- _DATA BLOCK_:
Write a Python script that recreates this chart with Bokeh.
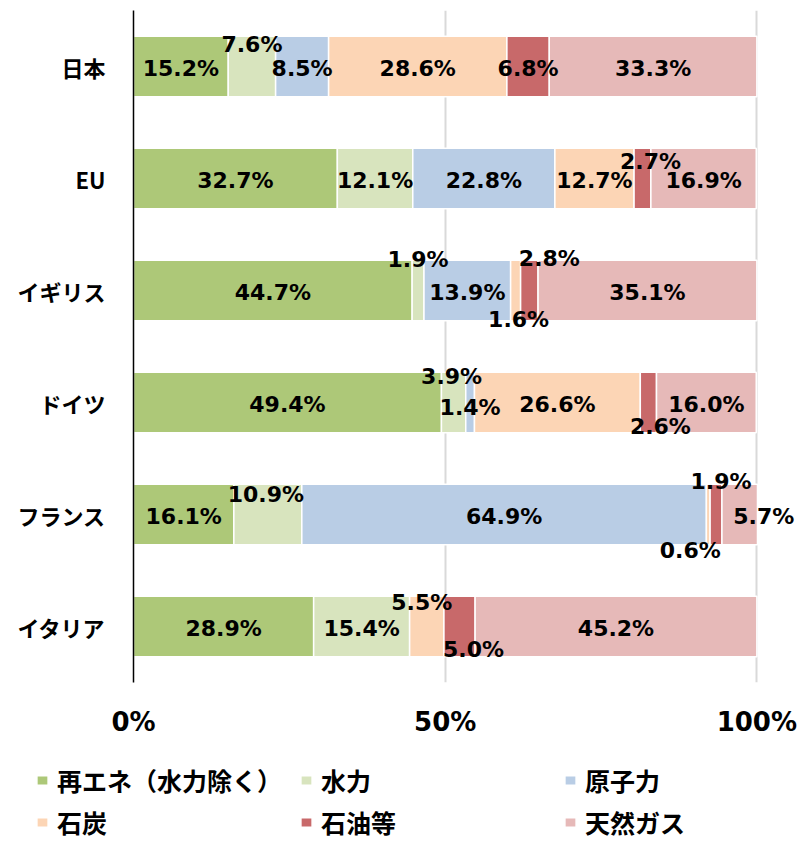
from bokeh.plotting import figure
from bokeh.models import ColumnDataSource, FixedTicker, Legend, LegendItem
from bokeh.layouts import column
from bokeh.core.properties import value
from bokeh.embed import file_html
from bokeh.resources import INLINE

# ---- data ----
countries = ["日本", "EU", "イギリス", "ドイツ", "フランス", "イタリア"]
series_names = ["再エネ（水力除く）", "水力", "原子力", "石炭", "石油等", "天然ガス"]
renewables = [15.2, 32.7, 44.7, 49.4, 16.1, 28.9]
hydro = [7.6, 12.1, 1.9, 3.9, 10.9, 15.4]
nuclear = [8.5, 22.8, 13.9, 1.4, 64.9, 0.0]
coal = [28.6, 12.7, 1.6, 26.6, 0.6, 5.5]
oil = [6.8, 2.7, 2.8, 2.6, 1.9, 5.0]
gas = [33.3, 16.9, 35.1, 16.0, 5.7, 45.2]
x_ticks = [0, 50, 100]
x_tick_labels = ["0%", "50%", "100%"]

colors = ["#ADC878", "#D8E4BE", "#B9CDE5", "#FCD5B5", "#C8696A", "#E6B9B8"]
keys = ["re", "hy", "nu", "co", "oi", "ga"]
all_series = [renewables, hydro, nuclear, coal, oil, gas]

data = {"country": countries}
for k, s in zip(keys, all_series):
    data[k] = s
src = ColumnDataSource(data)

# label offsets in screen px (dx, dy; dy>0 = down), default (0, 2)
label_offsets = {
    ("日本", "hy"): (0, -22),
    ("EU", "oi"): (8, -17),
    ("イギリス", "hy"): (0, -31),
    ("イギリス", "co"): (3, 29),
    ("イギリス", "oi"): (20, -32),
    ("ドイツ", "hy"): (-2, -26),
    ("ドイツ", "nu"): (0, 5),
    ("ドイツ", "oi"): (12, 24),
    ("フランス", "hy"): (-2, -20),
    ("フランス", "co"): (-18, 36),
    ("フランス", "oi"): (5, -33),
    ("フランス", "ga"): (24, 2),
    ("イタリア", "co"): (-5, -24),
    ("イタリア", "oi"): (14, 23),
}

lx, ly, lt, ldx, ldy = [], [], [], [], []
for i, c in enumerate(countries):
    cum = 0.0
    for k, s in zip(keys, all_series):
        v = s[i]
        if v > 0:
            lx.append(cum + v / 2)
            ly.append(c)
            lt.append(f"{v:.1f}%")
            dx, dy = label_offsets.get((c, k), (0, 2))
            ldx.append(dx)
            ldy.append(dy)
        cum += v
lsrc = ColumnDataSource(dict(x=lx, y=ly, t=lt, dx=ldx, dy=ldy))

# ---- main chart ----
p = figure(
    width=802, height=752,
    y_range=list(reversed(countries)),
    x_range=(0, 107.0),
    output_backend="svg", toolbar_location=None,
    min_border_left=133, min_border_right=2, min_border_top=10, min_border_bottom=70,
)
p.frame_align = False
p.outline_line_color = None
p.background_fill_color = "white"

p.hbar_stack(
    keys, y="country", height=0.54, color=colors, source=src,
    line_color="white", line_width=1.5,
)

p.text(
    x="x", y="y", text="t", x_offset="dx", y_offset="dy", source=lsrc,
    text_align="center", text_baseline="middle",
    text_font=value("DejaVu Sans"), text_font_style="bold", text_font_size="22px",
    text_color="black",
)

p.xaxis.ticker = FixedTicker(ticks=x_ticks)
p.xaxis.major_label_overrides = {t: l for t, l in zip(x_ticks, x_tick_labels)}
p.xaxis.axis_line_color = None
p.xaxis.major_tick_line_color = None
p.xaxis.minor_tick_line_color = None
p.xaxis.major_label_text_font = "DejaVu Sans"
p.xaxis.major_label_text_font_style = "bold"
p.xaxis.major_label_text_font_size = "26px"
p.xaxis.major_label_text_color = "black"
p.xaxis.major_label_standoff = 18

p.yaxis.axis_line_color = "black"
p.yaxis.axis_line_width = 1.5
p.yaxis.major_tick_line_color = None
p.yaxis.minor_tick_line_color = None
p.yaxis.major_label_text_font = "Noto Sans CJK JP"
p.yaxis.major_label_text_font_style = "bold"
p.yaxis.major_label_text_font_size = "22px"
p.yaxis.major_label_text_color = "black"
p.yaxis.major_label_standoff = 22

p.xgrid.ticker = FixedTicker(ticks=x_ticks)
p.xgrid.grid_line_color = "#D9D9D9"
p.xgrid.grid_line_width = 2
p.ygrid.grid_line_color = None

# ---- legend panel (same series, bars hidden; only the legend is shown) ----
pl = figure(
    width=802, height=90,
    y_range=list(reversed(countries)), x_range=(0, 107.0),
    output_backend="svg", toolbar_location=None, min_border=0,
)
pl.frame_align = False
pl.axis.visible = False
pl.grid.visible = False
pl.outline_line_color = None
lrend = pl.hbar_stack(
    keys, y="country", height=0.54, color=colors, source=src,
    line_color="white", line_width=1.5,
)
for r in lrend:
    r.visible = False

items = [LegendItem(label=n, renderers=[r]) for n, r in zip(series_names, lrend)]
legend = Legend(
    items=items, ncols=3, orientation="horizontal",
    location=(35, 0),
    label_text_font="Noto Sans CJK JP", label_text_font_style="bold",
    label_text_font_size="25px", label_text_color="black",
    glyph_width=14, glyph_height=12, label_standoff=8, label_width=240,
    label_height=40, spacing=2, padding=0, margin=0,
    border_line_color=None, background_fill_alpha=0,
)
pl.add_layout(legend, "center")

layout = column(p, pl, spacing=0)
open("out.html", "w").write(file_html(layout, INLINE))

- _TASK DESCRIPTION_: Output the data exactly. Pictures don't belong in the result.

- _RESPONSE TO THIS EXERCISE_:
Write a Python script that recreates this chart with Bokeh.
from bokeh.plotting import figure
from bokeh.models import ColumnDataSource, FixedTicker, Legend, LegendItem
from bokeh.layouts import column
from bokeh.core.properties import value
from bokeh.embed import file_html
from bokeh.resources import INLINE

# ---- data ----
countries = ["日本", "EU", "イギリス", "ドイツ", "フランス", "イタリア"]
series_names = ["再エネ（水力除く）", "水力", "原子力", "石炭", "石油等", "天然ガス"]
renewables = [15.2, 32.7, 44.7, 49.4, 16.1, 28.9]
hydro = [7.6, 12.1, 1.9, 3.9, 10.9, 15.4]
nuclear = [8.5, 22.8, 13.9, 1.4, 64.9, 0.0]
coal = [28.6, 12.7, 1.6, 26.6, 0.6, 5.5]
oil = [6.8, 2.7, 2.8, 2.6, 1.9, 5.0]
gas = [33.3, 16.9, 35.1, 16.0, 5.7, 45.2]
x_ticks = [0, 50, 100]
x_tick_labels = ["0%", "50%", "100%"]

colors = ["#ADC878", "#D8E4BE", "#B9CDE5", "#FCD5B5", "#C8696A", "#E6B9B8"]
keys = ["re", "hy", "nu", "co", "oi", "ga"]
all_series = [renewables, hydro, nuclear, coal, oil, gas]

data = {"country": countries}
for k, s in zip(keys, all_series):
    data[k] = s
src = ColumnDataSource(data)

# label offsets in screen px (dx, dy; dy>0 = down), default (0, 2)
label_offsets = {
    ("日本", "hy"): (0, -22),
    ("EU", "oi"): (8, -17),
    ("イギリス", "hy"): (0, -31),
    ("イギリス", "co"): (3, 29),
    ("イギリス", "oi"): (20, -32),
    ("ドイツ", "hy"): (-2, -26),
    ("ドイツ", "nu"): (0, 5),
    ("ドイツ", "oi"): (12, 24),
    ("フランス", "hy"): (-2, -20),
    ("フランス", "co"): (-18, 36),
    ("フランス", "oi"): (5, -33),
    ("フランス", "ga"): (24, 2),
    ("イタリア", "co"): (-5, -24),
    ("イタリア", "oi"): (14, 23),
}

lx, ly, lt, ldx, ldy = [], [], [], [], []
for i, c in enumerate(countries):
    cum = 0.0
    for k, s in zip(keys, all_series):
        v = s[i]
        if v > 0:
            lx.append(cum + v / 2)
            ly.append(c)
            lt.append(f"{v:.1f}%")
            dx, dy = label_offsets.get((c, k), (0, 2))
            ldx.append(dx)
            ldy.append(dy)
        cum += v
lsrc = ColumnDataSource(dict(x=lx, y=ly, t=lt, dx=ldx, dy=ldy))

# ---- main chart ----
p = figure(
    width=802, height=752,
    y_range=list(reversed(countries)),
    x_range=(0, 107.0),
    output_backend="svg", toolbar_location=None,
    min_border_left=133, min_border_right=2, min_border_top=10, min_border_bottom=70,
)
p.frame_align = False
p.outline_line_color = None
p.background_fill_color = "white"

p.hbar_stack(
    keys, y="country", height=0.54, color=colors, source=src,
    line_color="white", line_width=1.5,
)

p.text(
    x="x", y="y", text="t", x_offset="dx", y_offset="dy", source=lsrc,
    text_align="center", text_baseline="middle",
    text_font=value("DejaVu Sans"), text_font_style="bold", text_font_size="22px",
    text_color="black",
)

p.xaxis.ticker = FixedTicker(ticks=x_ticks)
p.xaxis.major_label_overrides = {t: l for t, l in zip(x_ticks, x_tick_labels)}
p.xaxis.axis_line_color = None
p.xaxis.major_tick_line_color = None
p.xaxis.minor_tick_line_color = None
p.xaxis.major_label_text_font = "DejaVu Sans"
p.xaxis.major_label_text_font_style = "bold"
p.xaxis.major_label_text_font_size = "26px"
p.xaxis.major_label_text_color = "black"
p.xaxis.major_label_standoff = 18

p.yaxis.axis_line_color = "black"
p.yaxis.axis_line_width = 1.5
p.yaxis.major_tick_line_color = None
p.yaxis.minor_tick_line_color = None
p.yaxis.major_label_text_font = "Noto Sans CJK JP"
p.yaxis.major_label_text_font_style = "bold"
p.yaxis.major_label_text_font_size = "22px"
p.yaxis.major_label_text_color = "black"
p.yaxis.major_label_standoff = 22

p.xgrid.ticker = FixedTicker(ticks=x_ticks)
p.xgrid.grid_line_color = "#D9D9D9"
p.xgrid.grid_line_width = 2
p.ygrid.grid_line_color = None

# ---- legend panel (same series, bars hidden; only the legend is shown) ----
pl = figure(
    width=802, height=90,
    y_range=list(reversed(countries)), x_range=(0, 107.0),
    output_backend="svg", toolbar_location=None, min_border=0,
)
pl.frame_align = False
pl.axis.visible = False
pl.grid.visible = False
pl.outline_line_color = None
lrend = pl.hbar_stack(
    keys, y="country", height=0.54, color=colors, source=src,
    line_color="white", line_width=1.5,
)
for r in lrend:
    r.visible = False

items = [LegendItem(label=n, renderers=[r]) for n, r in zip(series_names, lrend)]
legend = Legend(
    items=items, ncols=3, orientation="horizontal",
    location=(35, 0),
    label_text_font="Noto Sans CJK JP", label_text_font_style="bold",
    label_text_font_size="25px", label_text_color="black",
    glyph_width=14, glyph_height=12, label_standoff=8, label_width=240,
    label_height=40, spacing=2, padding=0, margin=0,
    border_line_color=None, background_fill_alpha=0,
)
pl.add_layout(legend, "center")

layout = column(p, pl, spacing=0)
open("out.html", "w").write(file_html(layout, INLINE))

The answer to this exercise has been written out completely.